After you identify your shopping triggers, the next best step is to make a plan to avoid future excessive impulse shopping. If you are able to generate a budget that really works for your family, you can greatly reduce excess spending and save more money. The most important concept of a budget is to avoid spending more than you earn. Avoid borrowing at all costs.

Budgets fail for many people when they do not incorporate a little wiggle room. Revisit your budget every month if you find your first budget was too restrictive. Think of every single thing you will have to spend money on in the upcoming month and plan for it in the budget. Don’t let your mother’s birthday gift completely derail your budget because you forgot to plan for it.

Planning, but not Following Through

Finally, actually use and follow your planned budget. Keep track of your budget every week, so you know exactly how much you have left to spend. Utilize an online budgeting tool, such as Mint, to keep track of your purchases every month. Another popular way to keep a budget in place is to use cash.

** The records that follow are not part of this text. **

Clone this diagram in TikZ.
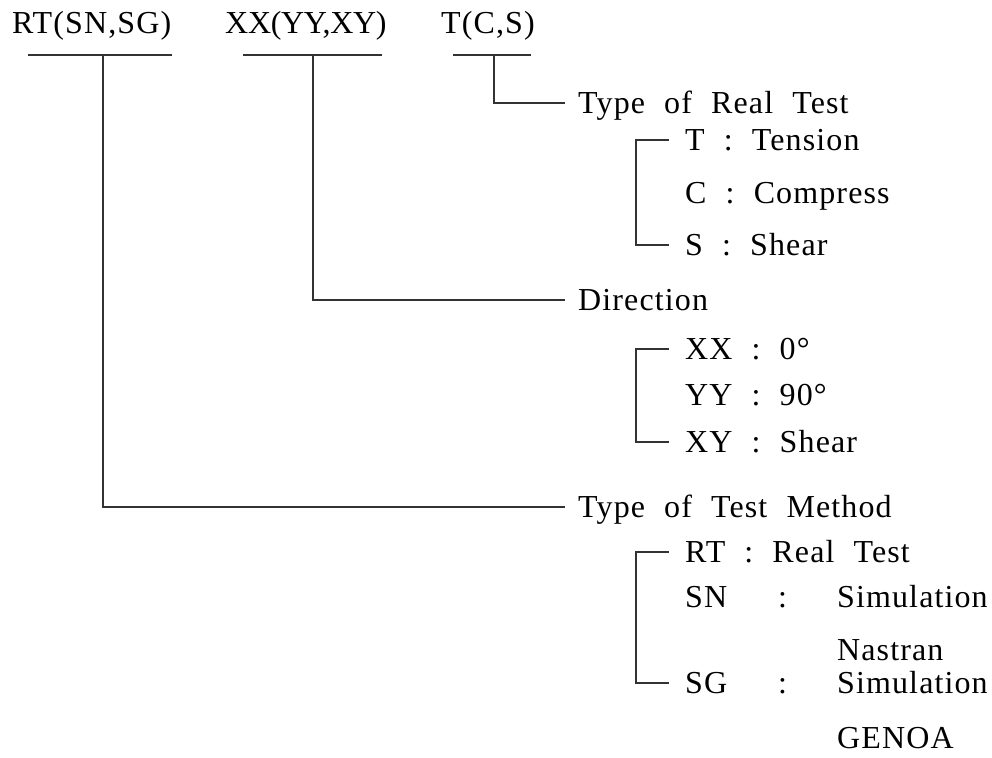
\documentclass[tikz,border=0pt]{standalone}
\usepackage{fontspec}
\setmainfont{Liberation Serif}[LetterSpace=3.5,WordSpace=2.1]
\begin{document}
\begin{tikzpicture}[x=1pt,y=-1pt,
  lbl/.style={inner sep=0pt, text height=21pt, text depth=0pt, anchor=west,
              font=\fontsize{32}{38}\selectfont},
  wire/.style={draw=black!80, line width=1.3pt}]
% canvas
\fill[white] (0,0) rectangle (992,757);

% code words on top
\node[lbl] (rt) at (12,23) {RT(SN,SG)};
\node[lbl] (xx) at (225,23) {\addfontfeature{LetterSpace=-1}XX(YY,XY)};
\node[lbl] (tc) at (441,23) {T(C,S)};

% underlines and their stems
\coordinate (u1l) at (28,55);  \coordinate (u1r) at (172,55); \coordinate (u1m) at (103,55);
\coordinate (u2l) at (243,55); \coordinate (u2r) at (382,55); \coordinate (u2m) at (313,55);
\coordinate (u3l) at (453,55); \coordinate (u3r) at (531,55); \coordinate (u3m) at (494,55);
\draw[wire] (u1l) -- (u1r);
\draw[wire] (u2l) -- (u2r);
\draw[wire] (u3l) -- (u3r);

% headings
\node[lbl] (hreal) at (578,103) {Type of Real Test};
\node[lbl] (hdir)  at (578,300) {Direction};
\node[lbl] (hmeth) at (578,507) {Type of Test Method};

\draw[wire] (u3m) |- ([xshift=-13pt]hreal.west);
\draw[wire] (u2m) |- ([xshift=-13pt]hdir.west);
\draw[wire] (u1m) |- ([xshift=-13pt]hmeth.west);

% bracket tick end
\coordinate (bx) at (669,0);

% type of real test
\node[lbl] (t1) at (685,140) {T : Tension};
\node[lbl] (t2) at (685,193) {C : Compress};
\node[lbl] (t3) at (685,245) {S : Shear};
\draw[wire] (t1.west -| bx) -- ++(-33,0) |- (t3.west -| bx);

% direction
\node[lbl] (d1) at (685,349) {XX : 0°};
\node[lbl] (d2) at (685,395) {YY : 90°};
\node[lbl] (d3) at (685,442) {XY : Shear};
\draw[wire] (d1.west -| bx) -- ++(-33,0) |- (d3.west -| bx);

% test method
\node[lbl] (m1)  at (685,552) {RT : Real Test};
\node[lbl] (m2a) at (685,597) {SN};
\node[lbl] (m2b) at (778,597) {:};
\node[lbl] (m2c) at (837,597) {Simulation};
\node[lbl] (m2d) at (837,650) {Nastran};
\node[lbl] (m3a) at (685,683) {SG};
\node[lbl] (m3b) at (778,683) {:};
\node[lbl] (m3c) at (837,683) {Simulation};
\node[lbl] (m4)  at (837,738) {GENOA};
\draw[wire] (m1.west -| bx) -- ++(-33,0) |- (m3a.west -| bx);
\end{tikzpicture}
\end{document}
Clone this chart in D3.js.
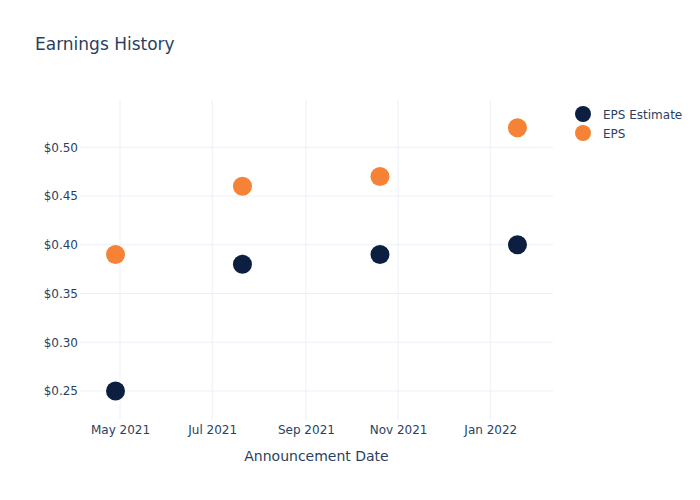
<!DOCTYPE html>
<html>
<head>
<meta charset="utf-8">
<script src="https://cdn.jsdelivr.net/npm/d3@7"></script>
<style>
body { margin: 0; background: #fff; }
text { font-family: "DejaVu Sans", sans-serif; fill: #2a3f5f; }
</style>
</head>
<body>
<div class="main"></div>
<script>
// data
var dates = ["2021-04-28", "2021-07-21", "2021-10-20", "2022-01-19"];
var epsEstimate = [0.25, 0.38, 0.39, 0.40];
var eps = [0.39, 0.46, 0.47, 0.52];
var yTicks = [0.25, 0.30, 0.35, 0.40, 0.45, 0.50];
var seriesNames = ["EPS Estimate", "EPS"];
var seriesColors = ["#0c1f41", "#f58235"];

//Canvas config
var margin = {top: 100, right: 147, bottom: 80, left: 80};
var width = 700 - margin.left - margin.right;
var height = 500 - margin.top - margin.bottom;

var parseDate = d3.timeParse("%Y-%m-%d");
var xs = dates.map(parseDate);

var svg = d3.select(".main")
	.append("svg")
	.attr("width", 700)
	.attr("height", 500);

var g = svg.append("g")
	.attr("transform", "translate(" + margin.left + "," + margin.top + ")");

var xScale = d3.scaleTime()
	.domain([new Date(2021, 3, 4, 12), new Date(2022, 1, 11, 12)])
	.range([0, width]);
var yScale = d3.scaleLinear()
	.domain([0.2202, 0.5485])
	.range([height, 0]);

//grid
g.append("g")
	.selectAll("line")
	.data(xScale.ticks(d3.timeMonth.every(2)))
	.enter().append("line")
	.attr("x1", function(d) { return xScale(d); })
	.attr("x2", function(d) { return xScale(d); })
	.attr("y1", 0).attr("y2", height)
	.style("stroke", "#ebf0f8").style("stroke-width", 1);
g.append("g")
	.selectAll("line")
	.data(yTicks)
	.enter().append("line")
	.attr("x1", 0).attr("x2", width)
	.attr("y1", function(d) { return yScale(d); })
	.attr("y2", function(d) { return yScale(d); })
	.style("stroke", "#ebf0f8").style("stroke-width", 1);

//axes
var xAxis = d3.axisBottom(xScale)
	.ticks(d3.timeMonth.every(2))
	.tickFormat(d3.timeFormat("%b %Y"))
	.tickSize(0).tickPadding(5);
var yAxis = d3.axisLeft(yScale)
	.tickValues(yTicks)
	.tickFormat(function(d) { return "$" + d3.format(".2f")(d); })
	.tickSize(0).tickPadding(2);

g.append("g")
	.attr("class", "x-axis")
	.attr("transform", "translate(0," + height + ")")
	.call(xAxis);
g.append("g")
	.attr("class", "y-axis")
	.call(yAxis);
svg.selectAll(".domain").remove();
svg.selectAll(".tick text").style("font-size", "12px").style("fill", "#2a3f5f");

//points
var series = [epsEstimate, eps];
series.forEach(function(vals, s) {
	g.append("g")
		.selectAll("circle")
		.data(vals)
		.enter().append("circle")
		.attr("cx", function(d, i) { return xScale(xs[i]); })
		.attr("cy", function(d) { return yScale(d); })
		.attr("r", 9.5)
		.style("fill", seriesColors[s]);
});

//title
svg.append("text")
	.text("Earnings History")
	.attr("x", 35).attr("y", 50)
	.style("font-size", "17px");
//x axis label
svg.append("text")
	.text("Announcement Date")
	.attr("x", margin.left + width / 2).attr("y", 461)
	.attr("text-anchor", "middle")
	.style("font-size", "14px");

//legend
var legend = svg.append("g")
	.attr("transform", "translate(583,114)");
seriesNames.forEach(function(name, i) {
	legend.append("circle")
		.attr("cx", 0).attr("cy", i * 19)
		.attr("r", 8)
		.style("fill", seriesColors[i]);
	legend.append("text")
		.text(name)
		.attr("x", 20).attr("y", i * 19 + 4.5)
		.style("font-size", "12px");
});
</script>
</body>
</html>
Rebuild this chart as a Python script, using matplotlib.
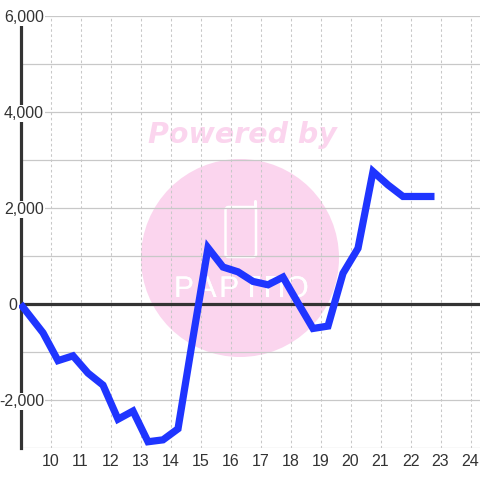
import matplotlib
matplotlib.use("Agg")
import matplotlib.pyplot as plt
import matplotlib.patheffects as pe
from matplotlib.lines import Line2D
from matplotlib.patches import Circle, FancyBboxPatch

plt.rcParams['font.family'] = ['Liberation Sans', 'DejaVu Sans']

# Valeurs
hours = [9.0, 9.75, 10.25, 10.75, 11.25, 11.75, 12.25, 12.75, 13.25, 13.75, 14.25, 14.75,
         15.25, 15.75, 16.25, 16.75, 17.25, 17.75, 18.25, 18.75, 19.25, 19.75, 20.25,
         20.75, 21.25, 21.75, 22.25, 22.8]
values = [0, -600, -1180, -1080, -1440, -1690, -2400, -2230, -2870, -2830, -2600, -700,
          1170, 770, 670, 470, 400, 560, 20, -510, -460, 640, 1160,
          2760, 2480, 2240, 2240, 2240]
x_ticks = list(range(10, 25))
y_major = [-2000, 0, 2000, 4000, 6000]
y_minor = [-3000, -1000, 1000, 3000, 5000]
logo_letters = ['P', 'A', 'P', 'T', 'П', 'O']

W, H = 480, 480
fig = plt.figure(figsize=(W / 100, H / 100), dpi=100, facecolor='white')
ax = fig.add_axes([20.5 / W, 32 / H, 459.5 / W, 432 / H])
ax.patch.set_visible(False)
ax.set_xlim(9, 9 + 459.5 / 30)
ax.set_ylim(-3000, 6000)

# --- Filigrane (en pixels de la figure, sous le graphique) ---
pink = '#fbd5ee'
def fx(p): return p / W
def fy(p): return 1 - p / H

fig.patches.append(Circle((240, H - 258), 99, transform=None, facecolor=pink, edgecolor='none', zorder=-3))
fig.patches.append(FancyBboxPatch((225.5, H - 257), 30.5, 50, boxstyle='round,pad=0,rounding_size=3', transform=None,
                                  facecolor='none', edgecolor='white', lw=1.8, zorder=-2))
fig.add_artist(Line2D([fx(255), fx(255)], [fy(207), fy(201)], color='white', lw=2.2,
                      solid_capstyle='round', zorder=-2))
fig.text(fx(242), fy(135), 'Powered by', color=pink, fontsize=20.5, fontweight='bold', style='italic',
         family='DejaVu Sans', ha='center', va='center', zorder=-2)
for i, letter in enumerate(logo_letters):
    # lettres fines : contour rose par-dessus pour amincir le blanc
    t = fig.text(fx(184 + i * 22.6), fy(289), letter, color='white', fontsize=21.5,
                 ha='center', va='center', zorder=-2)
    t.set_path_effects([pe.withStroke(linewidth=0.6, foreground=pink), pe.Normal()])

# --- Grille ---
ax.set_xticks(x_ticks)
ax.set_yticks(y_major)
ax.set_yticks(y_minor, minor=True)
ax.set_yticklabels([])
ax.set_xticklabels([str(t) for t in x_ticks], fontsize=11.5, color='#333333')
ax.grid(axis='y', which='both', color='#c8c8c8', lw=0.9, zorder=1)
ax.grid(axis='x', color='#c8c8c8', lw=0.75, linestyle=(0, (2.5, 2.5)), zorder=1)
ax.tick_params(which='both', length=0)
ax.tick_params(axis='x', pad=4)
ax.set_axisbelow(True)

# Libellés de l'axe y posés à la main pour passer devant l'axe
for v in y_major:
    x_lab = -3 / 459.5 if v == 0 else 23.5 / 459.5
    ax.text(x_lab, v, f'{v:,}', transform=ax.get_yaxis_transform(), fontsize=11.5, color='#333333',
            ha='right', va='center_baseline', zorder=6, clip_on=False,
            bbox=dict(facecolor='white', edgecolor='none', pad=1.0))

for side in ['top', 'right', 'bottom']:
    ax.spines[side].set_visible(False)
ax.spines['left'].set_color('#333333')
ax.spines['left'].set_linewidth(2.3)
ax.spines['left'].set_zorder(3)
ax.axhline(0, color='#333333', lw=2.3, zorder=3)

ax.plot(hours, values, color='#1f35ff', lw=5.2, solid_joinstyle='miter', solid_capstyle='butt', zorder=4, clip_on=False)

fig.savefig('out.png', dpi=100)
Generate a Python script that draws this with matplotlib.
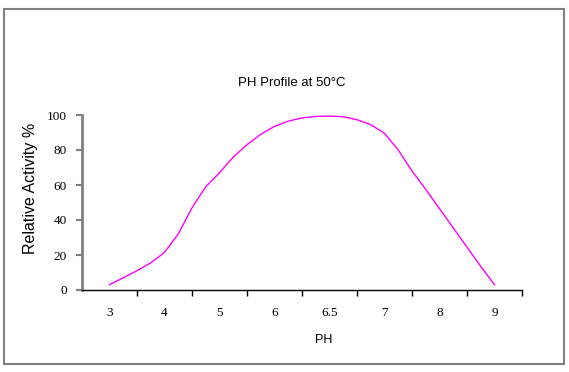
import matplotlib
matplotlib.use('Agg')
import matplotlib.pyplot as plt
import numpy as np
from matplotlib.patches import Rectangle

# Category labels on the x axis (equally spaced, not a linear pH scale)
ph_labels = ['3', '4', '5', '6', '6.5', '7', '8', '9']
ph_ticks = [3, 4, 5, 6, 6.5, 7, 8, 9]

# Curve: pH vs relative activity (%)
ph_values = [3.0, 3.25, 3.5, 3.75, 4.0, 4.25, 4.5, 4.75, 5.0, 5.25, 5.5, 5.75,
             6.0, 6.125, 6.25, 6.375, 6.5, 6.625, 6.75, 6.875, 7.0, 7.25, 7.5,
             7.75, 8.0, 8.25, 8.5, 8.75, 9.0]
activity = [3, 7, 11, 15.5, 21.5, 32, 47, 59, 67, 76, 83, 89,
            93.5, 96.5, 98.3, 99.2, 99.4, 99, 97.3, 94.5, 89.5, 80, 68,
            57.5, 46.5, 35.5, 24.5, 13.5, 3]

sans = ['Liberation Sans', 'DejaVu Sans']
serif = ['Liberation Serif', 'DejaVu Serif']

W, H = 569, 372
fig = plt.figure(figsize=(W / 100, H / 100), dpi=100)
ax = fig.add_axes([82 / W, 1 - 290 / H, (522 - 82) / W, (290 - 115) / H])

# category axis: map pH onto evenly spaced category positions
pos = np.interp(ph_values, ph_ticks, np.arange(len(ph_ticks)))
ax.plot(pos, activity, color='#ff00ff', linewidth=1.0)

ax.set_xlim(-0.5, len(ph_labels) - 0.5)
ax.set_ylim(0, 100)

# tick marks between categories, labels centred on categories
ax.set_xticks(np.arange(len(ph_labels)) + 0.5)
ax.set_xticklabels([])
ax.set_xticks(np.arange(len(ph_labels)), minor=True)
ax.set_xticklabels(ph_labels, minor=True, fontfamily=serif, fontsize=9.5)
ax.tick_params(axis='x', which='major', direction='out', length=4, width=1, color='black')
ax.tick_params(axis='x', which='minor', length=0, pad=12)

ax.set_yticks(np.arange(0, 101, 20))
ax.set_yticklabels([str(v) for v in range(0, 101, 20)], fontfamily=serif, fontsize=9.5)
ax.tick_params(axis='y', direction='out', length=4, width=1.5, color='#808080', pad=7)

for s in ['top', 'right']:
    ax.spines[s].set_visible(False)
ax.spines['left'].set_color('#808080')
ax.spines['left'].set_linewidth(2)
ax.spines['bottom'].set_color('black')
ax.spines['bottom'].set_linewidth(1)

# Text
fig.text(292 / W, 1 - 83 / H, 'PH Profile at 50°C', ha='center', va='center',
         fontfamily=sans, fontsize=9.5)
fig.text(31 / W, 1 - 188 / H, 'Relative Activity %', ha='center', va='center',
         rotation=90, fontfamily=sans, fontsize=11.5)
fig.text(324 / W, 1 - 340 / H, 'PH', ha='center', va='center',
         fontfamily=sans, fontsize=9)

# Outer chart border
fig.patches.append(Rectangle((4 / W, 1 - 364 / H), 560 / W, 355 / H,
                             transform=fig.transFigure, fill=False,
                             edgecolor='#808080', linewidth=1.5))

fig.savefig('out.png', dpi=100)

Withdraw the money you have planned for the week in each budget category, and keep each category in a separate envelope. This cash only plan ensures that you will not spend more than you plan for the month and will help you avoid financial indiscretions that will blow your budget. The only downside to this method is that utility bills are paid by check. When it’s time to pay the bills, you can take the cash, put it in the bank and then write those checks.